During her two terms, she’s been known to take on progressive topics beyond her ward. Perhaps most significant, she was a leading opponent of the privatization of Lambert.
She also sponsored legislation to create air quality controls at vacant building demolition sites, including those near schools. She pushed other bills to curtail payday lending and guns in parks. She has fought to limit public funding of private development projects.
Now she wants to broaden her reach and leadership responsibilities as mayor. She said it’s past time to get serious about addressing crime, racism and poverty, as well as the budget, which she predicts will have “major deficits” before it gets better.
“It’s going to take grit and stubborn optimism. We can turn our city around,” she said. “I want to be the mayor who looks at these challenges and rolls up my sleeves and gets to work.”

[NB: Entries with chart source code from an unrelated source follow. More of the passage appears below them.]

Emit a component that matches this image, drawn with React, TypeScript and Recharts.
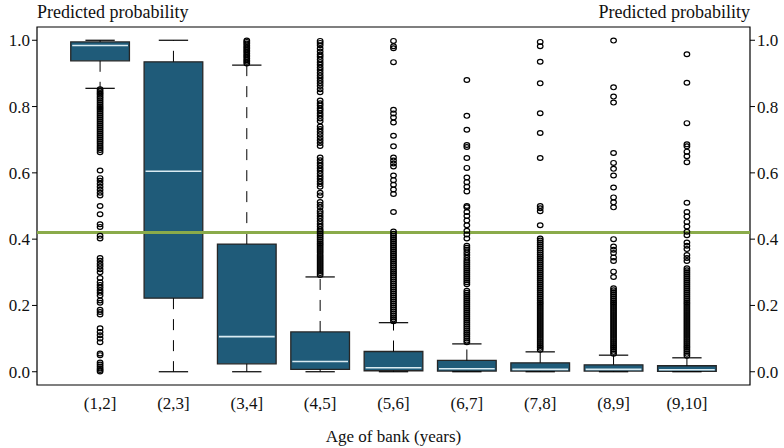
import React from 'react';
import { ComposedChart, XAxis, YAxis, Scatter, ReferenceArea, ReferenceLine } from 'recharts';

// Age groups on the x axis
const ageGroups = ['(1,2]', '(2,3]', '(3,4]', '(4,5]', '(5,6]', '(6,7]', '(7,8]', '(8,9]', '(9,10]'];

// Five-number summaries per age group
const lowerWhisker = [0.855, 0.0, 0.0, 0.0, 0.0, 0.0, 0.0, 0.0, 0.0];
const lowerHinge = [0.938, 0.222, 0.024, 0.007, 0.003, 0.002, 0.002, 0.002, 0.001];
const medians = [0.984, 0.605, 0.106, 0.031, 0.012, 0.009, 0.007, 0.007, 0.006];
const upperHinge = [0.995, 0.935, 0.385, 0.12, 0.061, 0.034, 0.027, 0.021, 0.018];
const upperWhisker = [1.0, 1.0, 0.925, 0.286, 0.148, 0.084, 0.06, 0.05, 0.042];

// Outlying predictions per age group
const outliers12 = [
  0.852, 0.846, 0.841, 0.836, 0.83, 0.825, 0.819, 0.813, 0.807, 0.801, 0.796, 0.79, 0.784, 0.778, 0.772,
  0.766, 0.76, 0.754, 0.748, 0.742, 0.736, 0.73, 0.724, 0.718, 0.712, 0.706, 0.7, 0.694, 0.688, 0.681,
  0.675, 0.669, 0.662, 0.607, 0.584, 0.576, 0.567, 0.558, 0.549, 0.54, 0.532, 0.5, 0.475, 0.445, 0.437,
  0.41, 0.402, 0.343, 0.335, 0.326, 0.318, 0.309, 0.3, 0.283, 0.27, 0.262, 0.254, 0.246, 0.238, 0.23,
  0.215, 0.208, 0.187, 0.18, 0.173, 0.131, 0.12, 0.11, 0.1, 0.089, 0.055, 0.05, 0.028, 0.022, 0.016,
  0.01, 0.005, 0.001,
];
const outliers23: number[] = [];
const outliers34 = [
  0.999, 0.995, 0.99, 0.985, 0.98, 0.975, 0.97, 0.965, 0.96, 0.955, 0.95, 0.945, 0.94, 0.935, 0.93,
];
const outliers45 = [
  0.998, 0.992, 0.985, 0.975, 0.966, 0.957, 0.95, 0.942, 0.934, 0.926, 0.918, 0.91, 0.902, 0.894, 0.886,
  0.878, 0.87, 0.862, 0.852, 0.843, 0.818, 0.81, 0.803, 0.795, 0.788, 0.78, 0.772, 0.764, 0.756, 0.74,
  0.732, 0.724, 0.716, 0.707, 0.698, 0.69, 0.681, 0.646, 0.638, 0.63, 0.622, 0.614, 0.606, 0.598, 0.59,
  0.582, 0.574, 0.566, 0.558, 0.54, 0.532, 0.512, 0.504, 0.496, 0.485, 0.478, 0.47, 0.462, 0.454, 0.446,
  0.438, 0.43, 0.424, 0.418, 0.412, 0.406, 0.4, 0.394, 0.388, 0.382, 0.376, 0.37, 0.364, 0.358, 0.352,
  0.346, 0.34, 0.334, 0.328, 0.322, 0.316, 0.31, 0.304, 0.298, 0.292,
];
const outliers56 = [
  0.998, 0.982, 0.976, 0.934, 0.79, 0.779, 0.767, 0.752, 0.712, 0.68, 0.646, 0.637, 0.628, 0.619, 0.592,
  0.578, 0.564, 0.55, 0.536, 0.482, 0.423, 0.416, 0.41, 0.404, 0.398, 0.392, 0.386, 0.38, 0.374, 0.368,
  0.362, 0.356, 0.35, 0.344, 0.338, 0.332, 0.326, 0.32, 0.314, 0.308, 0.302, 0.296, 0.29, 0.284, 0.278,
  0.272, 0.266, 0.26, 0.254, 0.248, 0.242, 0.236, 0.23, 0.224, 0.218, 0.212, 0.206, 0.2, 0.194, 0.188,
  0.182, 0.176, 0.17, 0.164, 0.158, 0.152,
];
const outliers67 = [
  0.88, 0.772, 0.73, 0.684, 0.678, 0.645, 0.615, 0.586, 0.572, 0.558, 0.544, 0.5, 0.496, 0.482, 0.47,
  0.456, 0.442, 0.425, 0.414, 0.402, 0.38, 0.374, 0.368, 0.36, 0.352, 0.344, 0.336, 0.33, 0.324, 0.318,
  0.312, 0.306, 0.3, 0.294, 0.288, 0.282, 0.276, 0.27, 0.264, 0.244, 0.238, 0.232, 0.226, 0.22, 0.214,
  0.208, 0.202, 0.196, 0.19, 0.184, 0.178, 0.172, 0.166, 0.16, 0.154, 0.148, 0.142, 0.136, 0.13, 0.124,
  0.118, 0.112, 0.106, 0.1, 0.094, 0.089,
];
const outliers78 = [
  0.995, 0.982, 0.935, 0.87, 0.78, 0.72, 0.645, 0.5, 0.493, 0.484, 0.442, 0.402, 0.396, 0.39, 0.384,
  0.378, 0.372, 0.366, 0.36, 0.354, 0.348, 0.342, 0.336, 0.33, 0.324, 0.318, 0.312, 0.306, 0.3, 0.294,
  0.288, 0.282, 0.276, 0.27, 0.264, 0.258, 0.252, 0.246, 0.24, 0.234, 0.228, 0.222, 0.216, 0.21, 0.204,
  0.198, 0.192, 0.186, 0.18, 0.174, 0.168, 0.162, 0.156, 0.15, 0.144, 0.138, 0.132, 0.126, 0.12, 0.114,
  0.108, 0.102, 0.096, 0.09, 0.084, 0.078, 0.072, 0.066,
];
const outliers89 = [
  0.999, 0.858, 0.83, 0.812, 0.66, 0.63, 0.612, 0.592, 0.556, 0.526, 0.511, 0.496, 0.4, 0.378, 0.368,
  0.358, 0.345, 0.334, 0.302, 0.286, 0.252, 0.246, 0.24, 0.234, 0.228, 0.222, 0.216, 0.21, 0.204, 0.198,
  0.192, 0.186, 0.18, 0.174, 0.168, 0.162, 0.156, 0.15, 0.144, 0.138, 0.132, 0.126, 0.12, 0.114, 0.108,
  0.102, 0.096, 0.09, 0.084, 0.078, 0.072, 0.066, 0.06, 0.054,
];
const outliers910 = [
  0.958, 0.872, 0.75, 0.686, 0.68, 0.664, 0.65, 0.632, 0.51, 0.482, 0.468, 0.452, 0.438, 0.422, 0.412,
  0.39, 0.38, 0.37, 0.352, 0.343, 0.334, 0.312, 0.306, 0.3, 0.294, 0.288, 0.282, 0.276, 0.27, 0.264,
  0.258, 0.252, 0.246, 0.24, 0.234, 0.228, 0.222, 0.216, 0.21, 0.204, 0.198, 0.192, 0.186, 0.18, 0.174,
  0.168, 0.162, 0.156, 0.15, 0.144, 0.138, 0.132, 0.126, 0.12, 0.114, 0.108, 0.102, 0.096, 0.09, 0.084,
  0.078, 0.072, 0.066, 0.06, 0.054, 0.048,
];

const outlierGroups = [
  outliers12, outliers23, outliers34, outliers45, outliers56, outliers67, outliers78, outliers89, outliers910,
];

// Cut-off shown as a horizontal line
const threshold = 0.42;

const probTicks = [0, 0.2, 0.4, 0.6, 0.8, 1.0];
const groupTicks = [1, 2, 3, 4, 5, 6, 7, 8, 9];

const outlierPoints = outlierGroups.flatMap((vals, i) => vals.map((v) => ({ x: i + 1, y: v })));

const FONT = '"Liberation Serif", "DejaVu Serif", serif';
const BOX_FILL = '#1f5b79';
const BOX_EDGE = '#262626';
const BOX_HALF = 0.4;
const CAP_HALF = 0.2;

const OpenCircle = (props: any) => {
  const { cx, cy } = props;
  if (cx == null || cy == null) return null;
  return <ellipse cx={cx} cy={cy} rx={2.8} ry={2.4} fill="none" stroke="#000" strokeWidth={1.2} />;
};

const tickStyle = { fontFamily: FONT, fontSize: 17, fill: '#111' };

export default function App() {
  const boxes = ageGroups.map((g, i) => (
    <ReferenceArea
      key={`box-${g}`}
      yAxisId="l"
      x1={i + 1 - BOX_HALF}
      x2={i + 1 + BOX_HALF}
      y1={lowerHinge[i]}
      y2={upperHinge[i]}
      fill={BOX_FILL}
      fillOpacity={1}
      stroke={BOX_EDGE}
      strokeWidth={1.3}
      ifOverflow="visible"
    />
  ));
  const upperWhiskers = ageGroups.map((g, i) => (
    <ReferenceLine
      key={`uw-${g}`}
      yAxisId="l"
      segment={[{ x: i + 1, y: upperHinge[i] }, { x: i + 1, y: upperWhisker[i] }]}
      stroke="#000"
      strokeWidth={1}
      strokeDasharray="11 10"
      ifOverflow="visible"
    />
  ));
  const lowerWhiskers = ageGroups.map((g, i) => (
    <ReferenceLine
      key={`lw-${g}`}
      yAxisId="l"
      segment={[{ x: i + 1, y: lowerHinge[i] }, { x: i + 1, y: lowerWhisker[i] }]}
      stroke="#000"
      strokeWidth={1}
      strokeDasharray="11 10"
      ifOverflow="visible"
    />
  ));
  const upperCaps = ageGroups.map((g, i) => (
    <ReferenceLine
      key={`uc-${g}`}
      yAxisId="l"
      segment={[{ x: i + 1 - CAP_HALF, y: upperWhisker[i] }, { x: i + 1 + CAP_HALF, y: upperWhisker[i] }]}
      stroke="#000"
      strokeWidth={1.2}
      ifOverflow="visible"
    />
  ));
  const lowerCaps = ageGroups.map((g, i) => (
    <ReferenceLine
      key={`lc-${g}`}
      yAxisId="l"
      segment={[{ x: i + 1 - CAP_HALF, y: lowerWhisker[i] }, { x: i + 1 + CAP_HALF, y: lowerWhisker[i] }]}
      stroke="#000"
      strokeWidth={1.2}
      ifOverflow="visible"
    />
  ));
  const medianLines = ageGroups.map((g, i) => (
    <ReferenceLine
      key={`md-${g}`}
      yAxisId="l"
      segment={[{ x: i + 1 - BOX_HALF + 0.02, y: medians[i] }, { x: i + 1 + BOX_HALF - 0.02, y: medians[i] }]}
      stroke="#d9ebf2"
      strokeWidth={1.6}
      ifOverflow="visible"
    />
  ));

  return (
    <div style={{ position: 'absolute', left: 0, top: 0, width: 784, height: 448, background: '#fff' }}>
      <div
        style={{
          position: 'absolute', left: 37, top: 3, fontFamily: FONT, fontSize: 18, lineHeight: 1, color: '#111',
          whiteSpace: 'nowrap',
        }}
      >
        Predicted probability
      </div>
      <div
        style={{
          position: 'absolute', right: 34, top: 3, fontFamily: FONT, fontSize: 18, lineHeight: 1, color: '#111',
          whiteSpace: 'nowrap', textAlign: 'right',
        }}
      >
        Predicted probability
      </div>
      <ComposedChart width={784} height={448} margin={{ top: 27, right: 0, bottom: 3, left: 0 }}>
        <XAxis
          type="number"
          dataKey="x"
          domain={[0.14, 9.86]}
          allowDataOverflow
          ticks={groupTicks}
          tickFormatter={(v: number) => ageGroups[v - 1] ?? ''}
          axisLine={false}
          tickLine={false}
          tickSize={0}
          tickMargin={12}
          height={60}
          tick={tickStyle}
          interval={0}
          label={{ value: 'Age of bank (years)', position: 'insideBottom', offset: 3, style: { ...tickStyle } }}
        />
        <YAxis
          yAxisId="l"
          type="number"
          domain={[-0.04, 1.04]}
          allowDataOverflow
          ticks={probTicks}
          tickFormatter={(v: number) => v.toFixed(1)}
          width={37}
          axisLine={false}
          tickLine={{ stroke: '#000' }}
          tickSize={5}
          tickMargin={2}
          tick={tickStyle}
          interval={0}
        />
        <YAxis
          yAxisId="r"
          orientation="right"
          type="number"
          domain={[-0.04, 1.04]}
          allowDataOverflow
          ticks={probTicks}
          tickFormatter={(v: number) => v.toFixed(1)}
          width={34}
          axisLine={false}
          tickLine={{ stroke: '#000' }}
          tickSize={5}
          tickMargin={2}
          tick={tickStyle}
          interval={0}
        />
        <Scatter
          yAxisId="l"
          data={outlierPoints}
          dataKey="y"
          shape={<OpenCircle />}
          isAnimationActive={false}
        />
        {upperWhiskers}
        {lowerWhiskers}
        {upperCaps}
        {lowerCaps}
        {boxes}
        {medianLines}
        <ReferenceLine yAxisId="l" y={threshold} stroke="#8aab4a" strokeWidth={3} />
        <ReferenceArea
          yAxisId="l"
          x1={0.14}
          x2={9.86}
          y1={-0.04}
          y2={1.04}
          fill="none"
          fillOpacity={0}
          stroke="#000"
          strokeWidth={1.2}
          ifOverflow="visible"
        />
      </ComposedChart>
    </div>
  );
}
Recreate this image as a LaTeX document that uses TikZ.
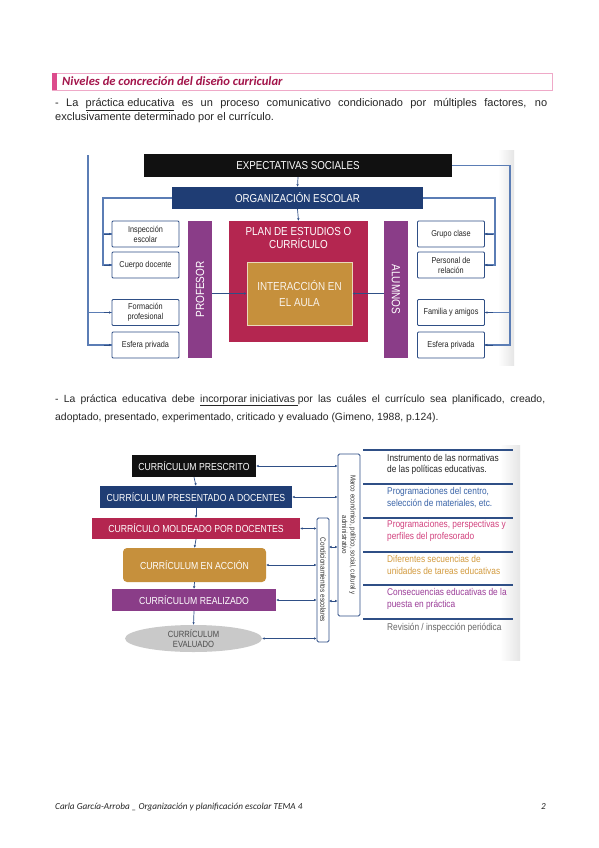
\documentclass[tikz,border=0pt]{standalone}
\usepackage{fontspec}
\setmainfont{Liberation Sans}
\newfontfamily\carlito{Carlito}
\newfontfamily\narrow[FakeStretch=0.85]{Liberation Sans}
\usetikzlibrary{arrows.meta,shapes.geometric}
\definecolor{cblack}{HTML}{111111}
\definecolor{cblue}{HTML}{1F3D74}
\definecolor{ccrim}{HTML}{B42650}
\definecolor{cpurp}{HTML}{8A3D88}
\definecolor{cgold}{HTML}{C6903C}
\definecolor{cline}{HTML}{2F4F86}
\definecolor{clight}{HTML}{5B7DB5}
\definecolor{ctitle}{HTML}{A3154B}
\definecolor{cpinkb}{HTML}{EFA9C8}
\definecolor{cpinkbar}{HTML}{DC4C8C}
\definecolor{ctxtblue}{HTML}{3A64A8}
\definecolor{ctxtpink}{HTML}{D2427E}
\definecolor{ctxtgold}{HTML}{D39B3F}
\definecolor{ctxtpurp}{HTML}{9B3D98}
\definecolor{ctxtgray}{HTML}{666666}
\definecolor{cgrayell}{HTML}{C9C9C9}
\begin{document}
\begin{tikzpicture}[x=1pt,y=-1pt,
  bar/.style={inner sep=0pt, text=white, font=\narrow\fontsize{11.5}{13}\selectfont},
  sbox/.style={draw=cline, line width=0.8pt, fill=white, rounded corners=1pt,
    minimum width=67pt, minimum height=26pt, inner sep=1pt, align=center,
    text=black!85, font=\narrow\fontsize{8.6}{10}\selectfont},
  bbar/.style={inner sep=0pt, text=white, minimum height=22pt,
    font=\narrow\fontsize{10.2}{12}\selectfont},
  conn/.style={draw=clight, line width=1.1pt},
  tip/.style={-{Latex[length=2.5pt,width=2.5pt]}},
  dtip/.style={draw=cline, line width=0.7pt,
    {Latex[length=2.5pt,width=2.5pt]}-{Latex[length=2.5pt,width=2.5pt]}},
  sarr/.style={draw=cline, line width=0.7pt, -{Latex[length=2.5pt,width=2.5pt]}},
  body/.style={inner sep=0pt, font=\fontsize{11}{13}\selectfont, text=black!85},
  bodyb/.style={inner sep=0pt, font=\fontsize{10.4}{12}\selectfont, text=black!85},
  rtxt/.style={inner sep=0pt, anchor=west, align=left,
    font=\narrow\fontsize{9.8}{11.2}\selectfont},
  sep/.style={draw=cline, line width=1.5pt}
]
\useasboundingbox (0,0) rectangle (599,848);
\fill[white] (0,0) rectangle (599,848);

% ---------- title ----------
\node[draw=cpinkb, line width=1pt, minimum width=500pt, minimum height=17pt,
  anchor=north west, inner sep=0pt] (titlebox) at (52,73) {};
\node[fill=cpinkbar, minimum width=5pt, minimum height=17pt, anchor=north west,
  inner sep=0pt] (titlebar) at (52,73) {};
\node[anchor=west, inner sep=0pt, text=ctitle,
  font=\carlito\bfseries\itshape\fontsize{12.6}{14}\selectfont] (title) at (62,81.5)
  {Niveles de concreción del diseño curricular};

% ---------- paragraph 1 ----------
\node[body, anchor=base west] (p1a) at (55,107)
  {\makebox[492pt][s]{- La \underline{práctica educativa} es un proceso comunicativo condicionado por múltiples factores, no}};
\node[body, anchor=base west] (p1b) at (55,121)
  {exclusivamente determinado por el currículo.};

% ---------- top diagram ----------
\shade[left color=white, right color=black!10] (498,150) rectangle (514,365);

\node[bar, fill=cblack, minimum width=308pt, minimum height=23pt] (exp) at (298,165.5) {EXPECTATIVAS SOCIALES};
\node[bar, fill=cblue, minimum width=251pt, minimum height=22pt] (org) at (297.5,198) {ORGANIZACIÓN ESCOLAR};
\node[bar, fill=ccrim, minimum width=139pt, minimum height=121pt] (plan) at (298.5,281.5) {};
\node[bar, align=center, font=\narrow\fontsize{11.6}{13.5}\selectfont] (plantxt) at (298.5,238) {PLAN DE ESTUDIOS O\\CURRÍCULO};
\node[bar, fill=cgold, draw=white!65!cgold, line width=0.7pt, minimum width=105pt,
  minimum height=63pt, align=center, text=white!90!cgold,
  font=\narrow\fontsize{11.6}{15.5}\selectfont] (inter) at (299.5,293.5) {INTERACCIÓN EN\\EL AULA};
\node[bar, fill=cpurp, minimum width=137pt, minimum height=24pt, rotate=90,
  font=\narrow\fontsize{11.8}{13}\selectfont] (prof) at (200,289.5) {PROFESOR};
\node[bar, fill=cpurp, minimum width=137pt, minimum height=24pt, rotate=-90,
  font=\narrow\fontsize{11.8}{13}\selectfont] (alum) at (396,289.5) {ALUMNOS};

\node[sbox] (insp) at (145.5,234) {Inspección\\escolar};
\node[sbox] (cuer) at (145.5,265) {Cuerpo docente};
\node[sbox] (form) at (145.5,312.5) {Formación\\profesional};
\node[sbox] (esfl) at (145.5,345) {Esfera privada};
\node[sbox] (grup) at (451,234) {Grupo clase};
\node[sbox] (pers) at (451,265) {Personal de\\relación};
\node[sbox] (fami) at (451,312.5) {Familia y amigos};
\node[sbox] (esfr) at (451,345) {Esfera privada};

\draw[sarr] (exp.south) -- (org.north);
\draw[sarr] (org.south) -- (plan.north);
\draw[sarr] (prof.south |- inter.west) -- (inter.west);
\draw[sarr] (alum.south |- inter.east) -- (inter.east);

\coordinate (lo) at (88,155);
\coordinate (li) at (103,198);
\coordinate (ro) at (510,165.5);
\coordinate (ri) at (495,198);
\draw[conn] (lo) |- (esfl.west);
\draw[conn, tip, draw=cline, line width=0.6pt] ([xshift=-8pt]esfl.west) -- (esfl.west);
\draw[conn] (lo |- form.west) -- (form.west);
\draw[conn, tip, draw=cline, line width=0.6pt] ([xshift=-8pt]form.west) -- (form.west);
\draw[conn] (org.west) -- (li) |- (cuer.west);
\draw[conn, tip, draw=cline, line width=0.6pt] ([xshift=-8pt]cuer.west) -- (cuer.west);
\draw[conn] (li |- insp.west) -- (insp.west);
\draw[conn, tip, draw=cline, line width=0.6pt] ([xshift=-8pt]insp.west) -- (insp.west);

\draw[conn] (exp.east) -- (ro) |- (esfr.east);
\draw[conn, tip, draw=cline, line width=0.6pt] ([xshift=8pt]esfr.east) -- (esfr.east);
\draw[conn] (ro |- fami.east) -- (fami.east);
\draw[conn, tip, draw=cline, line width=0.6pt] ([xshift=8pt]fami.east) -- (fami.east);
\draw[conn] (org.east) -- (ri) |- (pers.east);
\draw[conn, tip, draw=cline, line width=0.6pt] ([xshift=8pt]pers.east) -- (pers.east);
\draw[conn] (ri |- grup.east) -- (grup.east);
\draw[conn, tip, draw=cline, line width=0.6pt] ([xshift=8pt]grup.east) -- (grup.east);

% ---------- paragraph 2 ----------
\node[bodyb, anchor=base west] (p2a) at (55,402)
  {\makebox[490pt][s]{- La práctica educativa debe \underline{incorporar iniciativas }por las cuáles el currículo sea planificado, creado,}};
\node[bodyb, anchor=base west] (p2b) at (55,420)
  {adoptado, presentado, experimentado, criticado y evaluado (Gimeno, 1988, p.124).};

% ---------- bottom diagram ----------
\shade[left color=white, right color=black!10] (500,445) rectangle (520,660);

\node[bbar, fill=cblack, minimum width=124pt] (presc) at (194,466) {CURRÍCULUM PRESCRITO};
\node[bbar, fill=cblue, minimum width=192pt] (pres) at (196,497) {CURRÍCULUM PRESENTADO A DOCENTES};
\node[bbar, fill=ccrim, minimum width=208pt, minimum height=21pt] (mold) at (196,528.5) {CURRÍCULO MOLDEADO POR DOCENTES};
\node[bbar, fill=cgold, minimum width=143pt, minimum height=34pt, rounded corners=4pt] (acc) at (194.5,565) {CURRÍCULUM EN ACCIÓN};
\node[bbar, fill=cpurp, minimum width=164pt] (real) at (194,600) {CURRÍCULUM REALIZADO};
\node[ellipse, fill=cgrayell, minimum width=137pt, minimum height=27pt, inner sep=0pt,
  align=center, text=black!70, font=\narrow\fontsize{9}{10.5}\selectfont] (eval) at (193.5,638.5) {CURRÍCULUM\\EVALUADO};

\node[draw=cline, line width=0.8pt, fill=white, rounded corners=1.5pt, rotate=-90,
  minimum width=124pt, minimum height=12pt, inner sep=0pt,
  font=\narrow\fontsize{7.6}{8}\selectfont, text=black!80] (cond) at (323,580) {Condicionamientos escolares};
\node[draw=cline, line width=0.8pt, fill=white, rounded corners=1.5pt, rotate=-90,
  minimum width=162pt, minimum height=22pt, inner sep=0pt, align=center,
  font=\narrow\fontsize{7.3}{8.3}\selectfont, text=black!80] (marco) at (349,535)
  {Marco económico, político, social, cultural y\\administrativo};

\draw[sarr] (presc.south) -- (pres.north);
\draw[sarr] (pres.south) -- (mold.north);
\draw[sarr] (mold.south) -- (acc.north);
\draw[sarr] (acc.south) -- (real.north);
\draw[sarr] (real.south) -- (eval.north);

% rotate=-90 -> node south = page left side
\draw[dtip] (presc.east) -- (marco.south |- presc.east);
\draw[dtip] (pres.east) -- (marco.south |- pres.east);
\draw[dtip] (mold.east) -- (cond.south |- mold.east);
\draw[dtip] (acc.east) -- (cond.south |- acc.east);
\draw[dtip] (real.east) -- (cond.south |- real.east);
\draw[dtip] (eval.east) -- (cond.south |- eval.east);
\coordinate (c1) at (329,547);
\coordinate (c2) at (329,601);
\draw[dtip] (c1) -- (marco.south |- c1);
\draw[dtip] (c2) -- (marco.south |- c2);

\draw[sep] (363,450) -- (513,450);
\draw[sep] (363,484) -- (513,484);
\draw[sep] (363,518) -- (513,518);
\draw[sep] (363,552) -- (513,552);
\draw[sep] (363,585) -- (513,585);
\draw[sep] (363,619) -- (513,619);

\node[rtxt, text=black!85] (r1) at (387,464.5) {Instrumento de las normativas\\de las políticas educativas.};
\node[rtxt, text=ctxtblue] (r2) at (387,497.5) {Programaciones del centro,\\selección de materiales, etc.};
\node[rtxt, text=ctxtpink] (r3) at (387,531) {Programaciones, perspectivas y\\perfiles del profesorado};
\node[rtxt, text=ctxtgold] (r4) at (387,565) {Diferentes secuencias de\\unidades de tareas educativas};
\node[rtxt, text=ctxtpurp] (r5) at (387,599) {Consecuencias educativas de la\\puesta en práctica};
\node[rtxt, text=ctxtgray] (r6) at (387,628) {Revisión / inspección periódica};

% ---------- footer ----------
\node[anchor=base west, inner sep=0pt, text=black!85,
  font=\carlito\itshape\fontsize{9.2}{11}\selectfont] (foot) at (55,809)
  {Carla García-Arroba \_ Organización y planificación escolar TEMA 4};
\node[anchor=base east, inner sep=0pt, text=black!85,
  font=\carlito\itshape\fontsize{9.2}{11}\selectfont] (pg) at (546,809) {2};
\end{tikzpicture}
\end{document}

Spencer grew up in the St. Louis region. Her mother was raised in East St. Louis and north St. Louis County. Her father managed a floating riverfront restaurant before moving the family from the city to the suburbs. She’s a graduate of Parkway South High School, where she was a cheerleader, soccer player and a founding member of a national championship women’s solar bike team.
She was the first in her family to earn a college degree. She majored in math at Truman State University. For 15 years, she worked as a mathematical modeler who predicted market behavior for a health care consulting firm. To run for mayor, the single mother left her position as executive director of the Consumers Council of Missouri.
“I am the only candidate here who hasn’t run for mayor before,” she said. “I do have a different approach.”
Odd man out
Andrew Jones Jr. looked down the street from his front porch in the Botanical Heights neighborhood on a recent day and shook his head. The nice homes were built in 2005. It’s been hard to keep families in them after their children turn 5.
“I’ve had two successive neighbors that left because of the school district,” said Jones, 60. “They were great neighbors. There are a few other neighbors here who are leaving because of the school system and the crime and all the other things.”
Hitting closer, he wishes his grandchildren would someday be willing not only to visit from the suburbs, but move to the city. That yearning motivated him to run for mayor.
“I am just like every other citizen in this city,” said Jones. “I am tired of where the city is going. It is certainly at a precipice of absolute decline.”
“I am doing it to raise another voice,” he said.
The self-proclaimed “odd man out” in the race said St. Louis needs a strong leader who is accountable, willing to stand out front, own up and make necessary changes, like cutting “fluff” from the budget that wastes his tax dollars and does nothing to improve municipal services or lure businesses.
“The city is not in a position where we can move forward, and the same people who have been involved with this politically, to get it where it is now, are still involved,” he said. “They continue to do the exact same thing.”
Jones grew up in a working class family in East St. Louis, playing football and basketball at the former Assumption High School. He studied business administration at Lincoln University and went on to earn advanced degrees from Webster University and Washington University.
Over two decades, he rose through the ranks at Ameren, first as a union employee in motor transportation, lastly as a marketing manager. He is now vice president of business development and marketing at the Greenville-based Southwestern Electric Cooperative, which provides power to a swath of southern Illinois.
Jones and his wife, Shelia, a manager at Ameren, have two daughters and three grandchildren.